That moment against the Seahawks would be a flashpoint in his career, and it would affect both his health and his trust with the Redskins for years to come.
The 2013 season: Trust between Griffin and then Redskins head coach Mike Shanahan and offensive coordinator Kyle Shanahan started to diminish while Griffin rehabbed from the knee over that offseason. Despite not playing in the preseason, he started the season opener — a blowout loss to the Eagles — and struggled to regain his rookie form early on.
Even after the big game against the Bears, he regressed at times. That season bottomed out in a loss to the San Francisco 49ers in which Griffin, for the first time since high school, failed to account for a touchdown in a game — a 27-6 loss. Shanahan later benched Griffin (he said for his own safety) in what felt like more than just a health-related move.
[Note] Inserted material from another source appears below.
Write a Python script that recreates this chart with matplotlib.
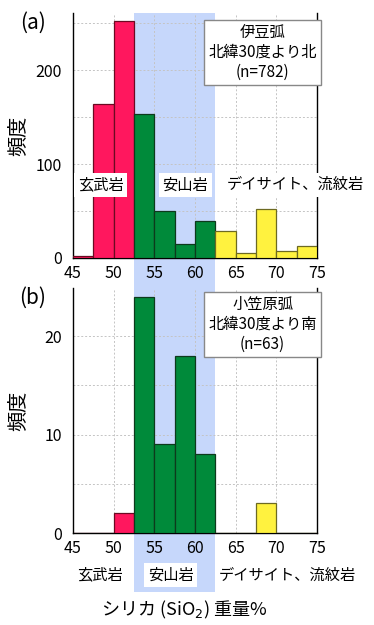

The ankle: Griffin came back for the start of the 2014 season with the hope of being reborn. But after a solid passing performance in Week 1 under new head coach Jay Gruden, Griffin suffered a dislocated ankle and was carted off the field early in Week 2 against the Jacksonville Jaguars.
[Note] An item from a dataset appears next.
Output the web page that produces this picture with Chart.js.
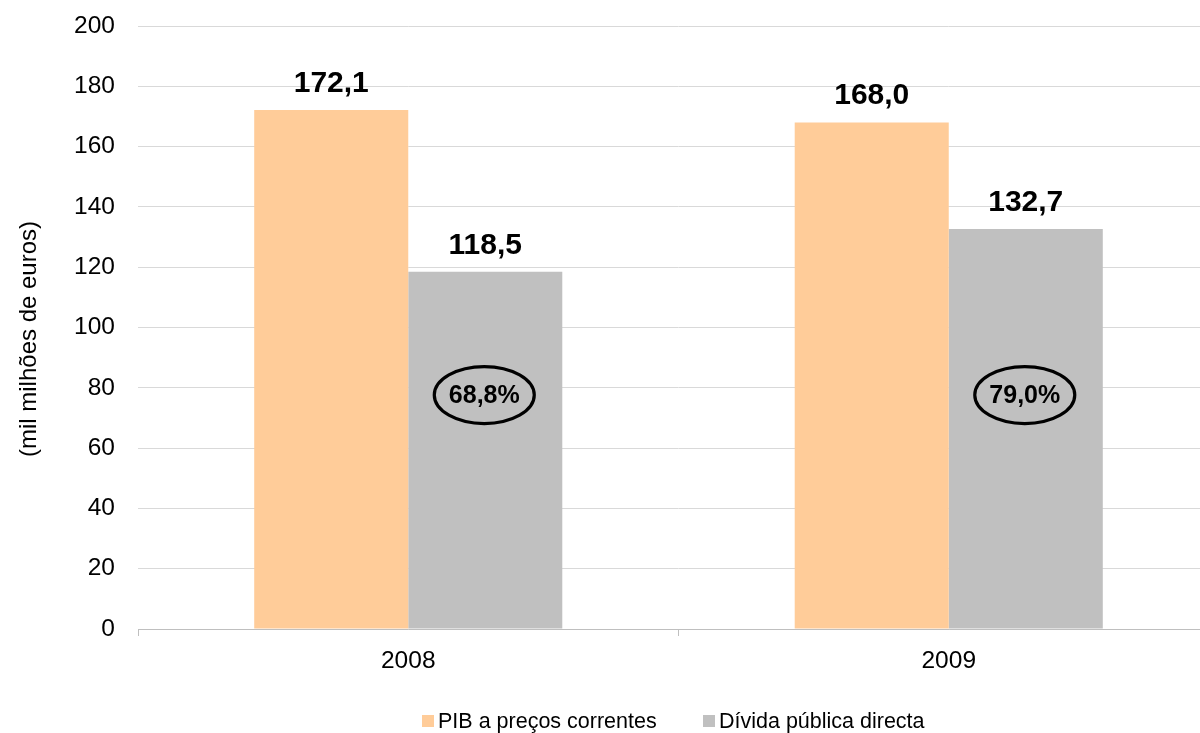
<!DOCTYPE html>
<html>
<head>
<meta charset="utf-8">
<script src="https://cdn.jsdelivr.net/npm/chart.js@4/dist/chart.umd.min.js"></script>
<style>
  html, body { margin: 0; padding: 0; background: #fff; overflow: hidden; width: 1200px; height: 733px; }
  #wrap { position: absolute; left: 0; top: 0; width: 1220px; height: 733px; }
  #legend { position: absolute; top: 709px; left: 0; font-family: "Liberation Sans", Arial, sans-serif; font-size: 21.5px; color: #000; }
  .item { position: absolute; white-space: nowrap; line-height: 24px; }
  .box { position: absolute; width: 12px; height: 12px; top: 6px; }
</style>
</head>
<body>
<div id="wrap"><canvas id="c" width="1220" height="733"></canvas></div>
<div id="legend"></div>
<script>
const categories = ['2008', '2009'];
const seriesNames = ['PIB a preços correntes', 'Dívida pública directa'];
const pibValues = [172.1, 168.0];
const dividaValues = [118.5, 132.7];
const ratioValues = [68.8, 79.0];
const yTicks = [0, 20, 40, 60, 80, 100, 120, 140, 160, 180, 200];
const yTitle = '(mil milhões de euros)';
const colors = ['#FFCC99', '#C0C0C0'];

const fmt = (v, d) => v.toFixed(d).replace('.', ',');
const FONT = '"Liberation Sans", Arial, sans-serif';

const labelsPlugin = {
  id: 'labelsPlugin',
  afterDatasetsDraw(chart) {
    const ctx = chart.ctx;
    ctx.save();
    ctx.fillStyle = '#000';
    ctx.textAlign = 'center';
    ctx.textBaseline = 'alphabetic';
    ctx.font = 'bold 30px ' + FONT;
    chart.data.datasets.forEach((ds, di) => {
      chart.getDatasetMeta(di).data.forEach((bar, i) => {
        ctx.fillText(fmt(ds.data[i], 1), bar.x, bar.y - 18);
      });
    });
    // ratio ellipses inside the debt bars
    const meta = chart.getDatasetMeta(1);
    const yPix = chart.scales.y.getPixelForValue(77.6);
    meta.data.forEach((bar, i) => {
      const cx = bar.x - 1;
      ctx.beginPath();
      ctx.ellipse(cx, yPix, 50, 28.5, 0, 0, Math.PI * 2);
      ctx.lineWidth = 3.2;
      ctx.strokeStyle = '#000';
      ctx.stroke();
      ctx.font = 'bold 25px ' + FONT;
      ctx.textBaseline = 'middle';
      ctx.fillText(fmt(ratioValues[i], 1) + '%', cx, yPix + 1);
    });
    // y-axis title
    ctx.translate(29, 339);
    ctx.rotate(-Math.PI / 2);
    ctx.font = '24px ' + FONT;
    ctx.textBaseline = 'middle';
    ctx.fillText(yTitle, 0, 0);
    ctx.restore();
  }
};

new Chart(document.getElementById('c'), {
  type: 'bar',
  data: {
    labels: categories,
    datasets: [
      { label: seriesNames[0], data: pibValues, backgroundColor: colors[0], borderWidth: 0, barPercentage: 1, categoryPercentage: 0.57 },
      { label: seriesNames[1], data: dividaValues, backgroundColor: colors[1], borderWidth: 0, barPercentage: 1, categoryPercentage: 0.57 }
    ]
  },
  options: {
    responsive: false,
    animation: false,
    layout: { padding: { left: 0, right: 1, top: 26, bottom: 0 } },
    plugins: { legend: { display: false }, tooltip: { enabled: false } },
    scales: {
      x: {
        grid: { offset: true, drawOnChartArea: false, drawTicks: true, tickLength: 7, color: '#BFBFBF', lineWidth: 1 },
        border: { display: true, color: '#BFBFBF', width: 1 },
        ticks: { color: '#000', font: { family: FONT, size: 24.5 }, padding: 11 },
        afterFit(s) { s.height = 104; s.paddingLeft = 0; s.paddingRight = 0; }
      },
      y: {
        min: 0, max: 200,
        afterBuildTicks(s) { s.ticks = yTicks.map(v => ({ value: v })); },
        grid: { color: '#D9D9D9', drawTicks: false, lineWidth: 1 },
        border: { display: false },
        ticks: { color: '#000', font: { family: FONT, size: 24.5 }, padding: 23 },
        afterFit(s) { s.width = 138; s.paddingTop = 0; s.paddingBottom = 0; }
      }
    }
  },
  plugins: [labelsPlugin]
});

// HTML legend
const legend = document.getElementById('legend');
const legendX = [422, 703];
seriesNames.forEach((name, i) => {
  const it = document.createElement('div');
  it.className = 'item';
  it.style.left = legendX[i] + 'px';
  it.innerHTML = '<span class="box" style="left:0;background:' + colors[i] + '"></span><span style="margin-left:16px">' + name + '</span>';
  legend.appendChild(it);
});
</script>
</body>
</html>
The injury sidelined him until Week 9, but upon returning to the lineup the Redskins lost three straight and Griffin lost his starting job to Colt McCoy. Griffin returned to replace an injured McCoy, turning in solid performances in a win over the Eagles and a loss to the Cowboys.
He’d get another shot.
The concussion: With four-fifths of his offensive line out for the Redskins’ second preseason game of 2015, Griffin was under attack against the Detroit Lions — almost to the point where it looked like Gruden was trying to prove something. A Lions defensive lineman landed on Griffin, and he later was ruled out with a concussion under some fishy circumstances.
This started a deluge. First, Griffin was benched for Cousins indefinitely. Then there was RG3’s social media mishap. Word got out that Griffin was running practice-team snaps … at safety! And it all fell apart from there. It was clear by midseason, when Cousins started turning it on in an eventual playoff appearance: Griffin’s days in D.C. were over.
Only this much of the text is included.